■ Given records
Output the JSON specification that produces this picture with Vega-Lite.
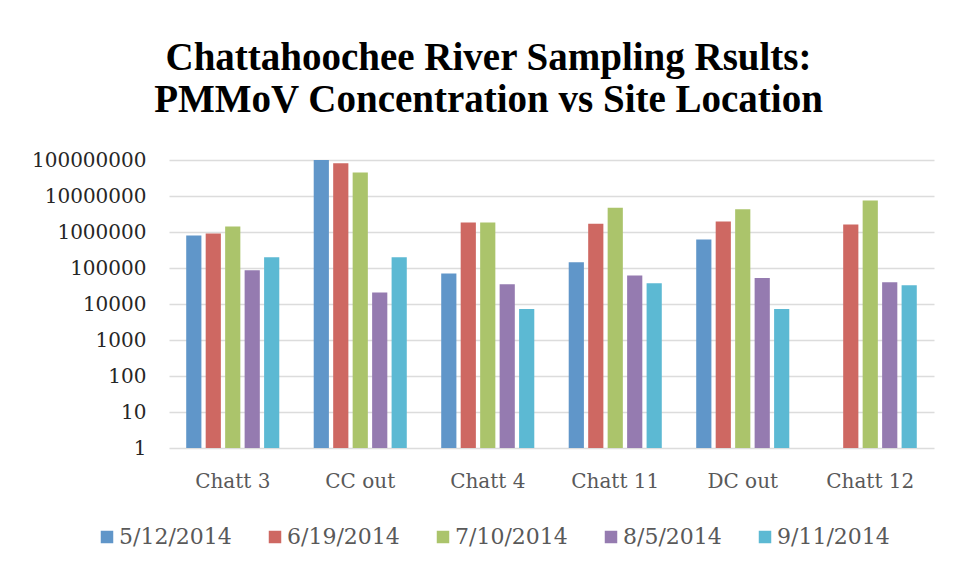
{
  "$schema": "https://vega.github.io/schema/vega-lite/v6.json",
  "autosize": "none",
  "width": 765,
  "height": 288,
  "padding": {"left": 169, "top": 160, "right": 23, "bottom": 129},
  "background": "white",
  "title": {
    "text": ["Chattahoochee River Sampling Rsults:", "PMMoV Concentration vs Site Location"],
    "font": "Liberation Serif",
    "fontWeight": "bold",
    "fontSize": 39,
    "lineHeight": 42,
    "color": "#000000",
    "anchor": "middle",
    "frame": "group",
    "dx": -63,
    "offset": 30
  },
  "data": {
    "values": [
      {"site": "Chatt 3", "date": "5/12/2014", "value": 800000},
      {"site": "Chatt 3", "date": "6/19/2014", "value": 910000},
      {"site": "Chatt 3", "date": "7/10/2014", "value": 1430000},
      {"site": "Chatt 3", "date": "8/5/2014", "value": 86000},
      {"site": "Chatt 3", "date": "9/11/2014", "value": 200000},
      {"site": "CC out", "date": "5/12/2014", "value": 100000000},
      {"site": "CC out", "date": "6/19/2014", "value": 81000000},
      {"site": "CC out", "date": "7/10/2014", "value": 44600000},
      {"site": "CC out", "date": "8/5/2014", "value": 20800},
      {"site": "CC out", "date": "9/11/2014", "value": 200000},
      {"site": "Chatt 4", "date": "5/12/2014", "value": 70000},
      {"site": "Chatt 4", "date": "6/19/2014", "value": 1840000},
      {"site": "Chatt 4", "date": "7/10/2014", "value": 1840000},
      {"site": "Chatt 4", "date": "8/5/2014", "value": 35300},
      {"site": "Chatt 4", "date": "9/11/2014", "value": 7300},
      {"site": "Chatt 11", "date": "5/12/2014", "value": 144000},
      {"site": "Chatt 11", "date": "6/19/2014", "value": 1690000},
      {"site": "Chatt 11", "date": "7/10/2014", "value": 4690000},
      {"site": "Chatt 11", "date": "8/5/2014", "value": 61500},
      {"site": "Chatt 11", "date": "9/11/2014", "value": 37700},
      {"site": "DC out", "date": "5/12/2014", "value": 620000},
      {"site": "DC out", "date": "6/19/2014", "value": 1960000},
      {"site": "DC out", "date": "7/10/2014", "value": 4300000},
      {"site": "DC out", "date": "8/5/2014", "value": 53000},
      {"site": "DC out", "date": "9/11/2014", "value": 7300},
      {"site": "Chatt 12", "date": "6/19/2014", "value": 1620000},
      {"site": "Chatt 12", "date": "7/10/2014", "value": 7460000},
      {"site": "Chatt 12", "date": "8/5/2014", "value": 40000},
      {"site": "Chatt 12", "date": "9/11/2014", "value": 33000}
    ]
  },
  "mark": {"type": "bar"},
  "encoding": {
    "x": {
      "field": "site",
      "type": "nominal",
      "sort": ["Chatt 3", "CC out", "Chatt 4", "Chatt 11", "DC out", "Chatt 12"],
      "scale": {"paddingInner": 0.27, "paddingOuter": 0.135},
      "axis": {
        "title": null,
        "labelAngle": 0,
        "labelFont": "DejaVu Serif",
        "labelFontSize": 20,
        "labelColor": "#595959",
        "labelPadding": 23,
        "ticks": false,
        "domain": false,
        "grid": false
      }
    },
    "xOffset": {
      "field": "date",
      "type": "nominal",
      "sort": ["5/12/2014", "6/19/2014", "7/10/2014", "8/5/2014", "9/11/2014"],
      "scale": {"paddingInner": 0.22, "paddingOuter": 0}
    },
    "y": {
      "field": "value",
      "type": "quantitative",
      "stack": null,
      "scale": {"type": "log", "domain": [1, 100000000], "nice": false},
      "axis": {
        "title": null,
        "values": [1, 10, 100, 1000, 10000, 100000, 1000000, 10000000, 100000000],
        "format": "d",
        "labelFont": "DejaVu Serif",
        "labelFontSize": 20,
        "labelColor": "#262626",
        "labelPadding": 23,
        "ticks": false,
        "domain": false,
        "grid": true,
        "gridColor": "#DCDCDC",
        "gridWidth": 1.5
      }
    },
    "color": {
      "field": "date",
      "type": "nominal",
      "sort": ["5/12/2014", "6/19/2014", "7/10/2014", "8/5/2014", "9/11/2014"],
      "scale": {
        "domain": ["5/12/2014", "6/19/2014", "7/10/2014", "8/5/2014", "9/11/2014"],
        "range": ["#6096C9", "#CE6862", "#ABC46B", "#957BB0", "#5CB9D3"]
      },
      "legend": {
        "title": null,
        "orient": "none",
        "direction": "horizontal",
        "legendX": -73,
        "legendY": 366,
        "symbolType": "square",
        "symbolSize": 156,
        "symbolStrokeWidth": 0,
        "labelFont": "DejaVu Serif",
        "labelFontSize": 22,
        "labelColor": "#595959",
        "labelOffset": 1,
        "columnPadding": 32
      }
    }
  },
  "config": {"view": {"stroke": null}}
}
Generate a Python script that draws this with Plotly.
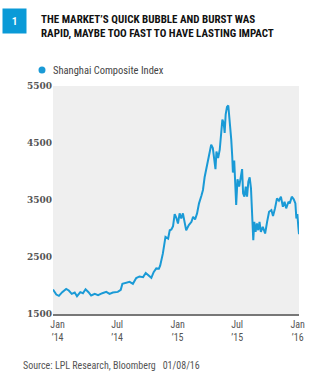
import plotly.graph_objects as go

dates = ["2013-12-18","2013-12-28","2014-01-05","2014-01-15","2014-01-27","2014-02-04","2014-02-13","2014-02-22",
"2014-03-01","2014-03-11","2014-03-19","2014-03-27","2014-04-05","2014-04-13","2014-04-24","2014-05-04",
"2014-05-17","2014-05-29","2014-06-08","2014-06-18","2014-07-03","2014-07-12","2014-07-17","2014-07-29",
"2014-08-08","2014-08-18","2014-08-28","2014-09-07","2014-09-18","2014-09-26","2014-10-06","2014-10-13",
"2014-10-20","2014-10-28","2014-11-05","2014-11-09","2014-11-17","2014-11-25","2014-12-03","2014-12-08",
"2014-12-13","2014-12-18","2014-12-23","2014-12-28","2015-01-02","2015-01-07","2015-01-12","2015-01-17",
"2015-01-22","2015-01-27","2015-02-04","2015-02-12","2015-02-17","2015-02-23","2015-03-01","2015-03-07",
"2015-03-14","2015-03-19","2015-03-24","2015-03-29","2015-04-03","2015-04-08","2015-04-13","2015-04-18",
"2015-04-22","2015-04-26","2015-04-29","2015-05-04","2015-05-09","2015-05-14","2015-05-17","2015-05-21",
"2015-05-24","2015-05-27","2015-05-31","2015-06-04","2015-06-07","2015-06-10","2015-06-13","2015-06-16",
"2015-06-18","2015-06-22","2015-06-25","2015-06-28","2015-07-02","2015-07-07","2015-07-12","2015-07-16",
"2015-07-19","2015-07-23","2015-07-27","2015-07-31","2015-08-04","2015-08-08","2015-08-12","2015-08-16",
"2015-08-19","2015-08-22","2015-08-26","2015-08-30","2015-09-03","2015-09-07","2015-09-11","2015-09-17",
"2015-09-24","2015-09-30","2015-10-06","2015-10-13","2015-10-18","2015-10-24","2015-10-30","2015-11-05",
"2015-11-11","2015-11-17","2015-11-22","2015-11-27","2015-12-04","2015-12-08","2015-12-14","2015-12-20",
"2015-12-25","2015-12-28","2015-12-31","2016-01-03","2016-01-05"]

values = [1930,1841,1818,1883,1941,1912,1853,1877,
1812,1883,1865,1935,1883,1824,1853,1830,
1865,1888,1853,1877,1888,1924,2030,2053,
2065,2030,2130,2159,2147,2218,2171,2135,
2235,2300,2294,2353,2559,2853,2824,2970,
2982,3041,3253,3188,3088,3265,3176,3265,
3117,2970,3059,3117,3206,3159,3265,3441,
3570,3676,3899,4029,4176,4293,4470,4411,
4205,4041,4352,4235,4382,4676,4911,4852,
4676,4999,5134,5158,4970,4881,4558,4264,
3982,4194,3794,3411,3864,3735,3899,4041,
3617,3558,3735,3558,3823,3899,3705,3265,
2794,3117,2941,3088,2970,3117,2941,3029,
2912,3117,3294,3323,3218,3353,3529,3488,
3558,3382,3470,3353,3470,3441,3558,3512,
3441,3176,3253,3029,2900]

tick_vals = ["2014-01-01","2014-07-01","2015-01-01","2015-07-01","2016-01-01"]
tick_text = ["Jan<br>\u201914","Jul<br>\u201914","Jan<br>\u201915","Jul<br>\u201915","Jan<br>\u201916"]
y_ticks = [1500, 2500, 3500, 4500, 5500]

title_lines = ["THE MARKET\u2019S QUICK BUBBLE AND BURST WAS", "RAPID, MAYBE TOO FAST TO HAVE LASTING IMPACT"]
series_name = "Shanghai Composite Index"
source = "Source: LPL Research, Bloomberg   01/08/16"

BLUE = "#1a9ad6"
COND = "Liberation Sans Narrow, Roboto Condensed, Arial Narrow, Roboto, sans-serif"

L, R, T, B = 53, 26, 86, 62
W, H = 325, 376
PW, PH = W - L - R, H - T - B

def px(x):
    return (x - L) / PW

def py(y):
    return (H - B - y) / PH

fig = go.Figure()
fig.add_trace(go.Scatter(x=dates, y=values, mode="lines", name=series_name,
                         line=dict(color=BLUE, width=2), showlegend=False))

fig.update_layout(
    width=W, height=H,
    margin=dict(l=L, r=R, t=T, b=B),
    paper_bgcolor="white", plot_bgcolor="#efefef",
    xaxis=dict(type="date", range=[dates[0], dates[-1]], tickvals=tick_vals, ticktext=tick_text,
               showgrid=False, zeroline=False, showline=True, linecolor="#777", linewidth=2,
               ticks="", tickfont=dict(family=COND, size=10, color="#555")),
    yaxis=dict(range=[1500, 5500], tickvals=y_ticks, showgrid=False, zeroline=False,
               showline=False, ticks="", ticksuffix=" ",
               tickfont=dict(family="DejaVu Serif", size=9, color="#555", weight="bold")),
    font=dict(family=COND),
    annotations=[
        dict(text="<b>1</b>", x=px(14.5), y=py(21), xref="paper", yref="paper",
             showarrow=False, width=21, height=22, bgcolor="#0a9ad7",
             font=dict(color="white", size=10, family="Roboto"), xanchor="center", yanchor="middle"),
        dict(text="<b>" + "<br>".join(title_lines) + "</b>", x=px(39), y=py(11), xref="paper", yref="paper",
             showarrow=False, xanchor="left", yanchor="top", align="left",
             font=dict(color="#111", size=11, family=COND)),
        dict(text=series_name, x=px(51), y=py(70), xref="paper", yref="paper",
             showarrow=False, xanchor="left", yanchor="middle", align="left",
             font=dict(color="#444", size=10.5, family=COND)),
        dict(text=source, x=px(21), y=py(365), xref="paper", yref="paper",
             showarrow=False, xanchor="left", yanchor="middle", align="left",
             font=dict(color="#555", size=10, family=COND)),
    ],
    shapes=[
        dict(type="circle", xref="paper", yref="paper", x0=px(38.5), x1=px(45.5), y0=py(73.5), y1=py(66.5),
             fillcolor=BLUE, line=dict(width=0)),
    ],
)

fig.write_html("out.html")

■ Goal
Leave out the pictures and transcribe exactly the lines from the one containing "Generate a Python" through the one containing "import plotly.graph_objects as go".

■ Task answer
Generate a Python script that draws this with Plotly.
import plotly.graph_objects as go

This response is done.